To expand on any of the characters at this early stage would be to take away from the bang! bang! bang! of these concepts being presented one after the other.

 

Like many modern comics, reading a chapter every month isn't really the way to read this.  (But rather than being decompressed, this tale is somewhat hyper-compressed.)  Like all good stories there are mysteries here that I want to stick around to find the answer to.  Why have all these cosmic heroes and villains rocked up on Earth of a sudden, and why has that coincided with homegrown weirdness suddenly manifesting itself?  That it is happening all across the globe makes it seem more significant than if it was all just happening at some McGuffiny 'Hellmouth'.  (Kirby was a world-citizen after all, rather than a parochial creator.)

 

There's also the possibility that none of this weirdness existed before the little explorer craft encountered the space anomaly out there.  Wonders created from nothing are the essence of Kirby's work, so the profusion of ideas here ties in thematically with that.

 

In any case, just because we haven't been told yet what the connections are between these various characters and scenes,doesn't mean that they are not connected.  Many of Terry Pratchett's novels work like this, where the reader is presented with different strands that only start to dovetail toward the end.

 

Actually, by the end of issue 4 it would seem that the proto-seed might be an element that is drawing so many of the characters together.

 

Finally, Busiek is writing this story very much in the pulp mode which was such a huge influence on Kirby.  Pulps don't really go into the psychology and inter-relationships of the characters beyond what their actions reveal.  And the pulp mode means it's ok that in the middle of it our hero is picked up by a UFO alongside an abominable snowman and deposited on a lost continent with a timelost U-Boat commander. 

 

The 'realism' that makes so many modern superhero comics such a dreary read isn't really what Busiek is trying to do.

 

It's a very unusual series, especially for today's market, but I did find after my little reread that I want to see more of these characters, and learn where it is all going.  So on that level, it's working for me.

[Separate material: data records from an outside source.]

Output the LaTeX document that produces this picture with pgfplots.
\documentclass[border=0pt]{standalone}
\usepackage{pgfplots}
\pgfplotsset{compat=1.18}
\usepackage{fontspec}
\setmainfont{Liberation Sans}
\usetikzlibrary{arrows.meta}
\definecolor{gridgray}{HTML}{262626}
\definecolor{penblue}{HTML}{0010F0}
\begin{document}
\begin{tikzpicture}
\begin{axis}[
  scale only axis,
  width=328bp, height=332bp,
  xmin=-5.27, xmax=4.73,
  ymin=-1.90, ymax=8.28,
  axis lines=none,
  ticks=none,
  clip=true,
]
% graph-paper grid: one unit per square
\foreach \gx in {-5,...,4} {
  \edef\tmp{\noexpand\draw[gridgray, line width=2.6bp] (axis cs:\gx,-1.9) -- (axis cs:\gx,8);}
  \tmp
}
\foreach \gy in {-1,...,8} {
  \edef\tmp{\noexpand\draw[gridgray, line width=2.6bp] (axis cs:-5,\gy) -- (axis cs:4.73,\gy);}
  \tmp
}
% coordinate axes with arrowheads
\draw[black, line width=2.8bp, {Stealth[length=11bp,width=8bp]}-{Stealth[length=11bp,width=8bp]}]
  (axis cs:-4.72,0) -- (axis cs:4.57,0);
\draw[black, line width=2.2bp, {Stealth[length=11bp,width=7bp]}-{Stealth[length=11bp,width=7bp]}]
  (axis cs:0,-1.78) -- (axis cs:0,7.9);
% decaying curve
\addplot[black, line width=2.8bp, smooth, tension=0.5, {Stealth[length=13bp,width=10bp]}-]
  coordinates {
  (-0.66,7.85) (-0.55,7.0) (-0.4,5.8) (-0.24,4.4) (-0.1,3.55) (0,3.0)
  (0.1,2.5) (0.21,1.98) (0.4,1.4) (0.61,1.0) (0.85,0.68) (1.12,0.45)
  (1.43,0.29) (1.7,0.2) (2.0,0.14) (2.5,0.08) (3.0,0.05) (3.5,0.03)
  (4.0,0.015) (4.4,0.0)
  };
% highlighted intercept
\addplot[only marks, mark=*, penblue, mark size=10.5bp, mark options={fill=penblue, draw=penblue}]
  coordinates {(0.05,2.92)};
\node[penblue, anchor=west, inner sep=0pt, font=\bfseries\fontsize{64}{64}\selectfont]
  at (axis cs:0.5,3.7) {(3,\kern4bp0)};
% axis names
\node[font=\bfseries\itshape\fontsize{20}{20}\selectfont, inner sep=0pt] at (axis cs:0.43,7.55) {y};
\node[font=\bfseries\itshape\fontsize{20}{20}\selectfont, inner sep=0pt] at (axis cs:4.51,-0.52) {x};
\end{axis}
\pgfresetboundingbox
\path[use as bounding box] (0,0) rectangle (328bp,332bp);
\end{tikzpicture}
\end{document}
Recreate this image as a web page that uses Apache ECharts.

Comment by Jeff of Earth-J on December 20, 2011 at 4:25pm

That's a good analysis, too.

Comment by Wandering Sensei: Moderator Man on January 2, 2012 at 11:09am

I did finally stumble upon #0, and have read issues 0-4 in the last couple days. I like the fact that it's not just characters that look like they were created by Kirby, but that many of them were actually designed by him. I hadn't realized that was going to be the case, but I like it.

I've been on a "Kirby Trip" the last few days...I also plowed my way through the mad idea-attack that is volume 1 of The Fourth World Omnibus. My head is still spinning, but let's just say that while I knew later that my favorite runs on Superman (i.e. when I started reading) were heavily influenced by Jack Kirby, I didn't realize just how much. Now it all makes sense. The late 80's/early 90's stuff by Jerry Ordway and Karl Kesel in particular...there's a reason I loved that stuff so much!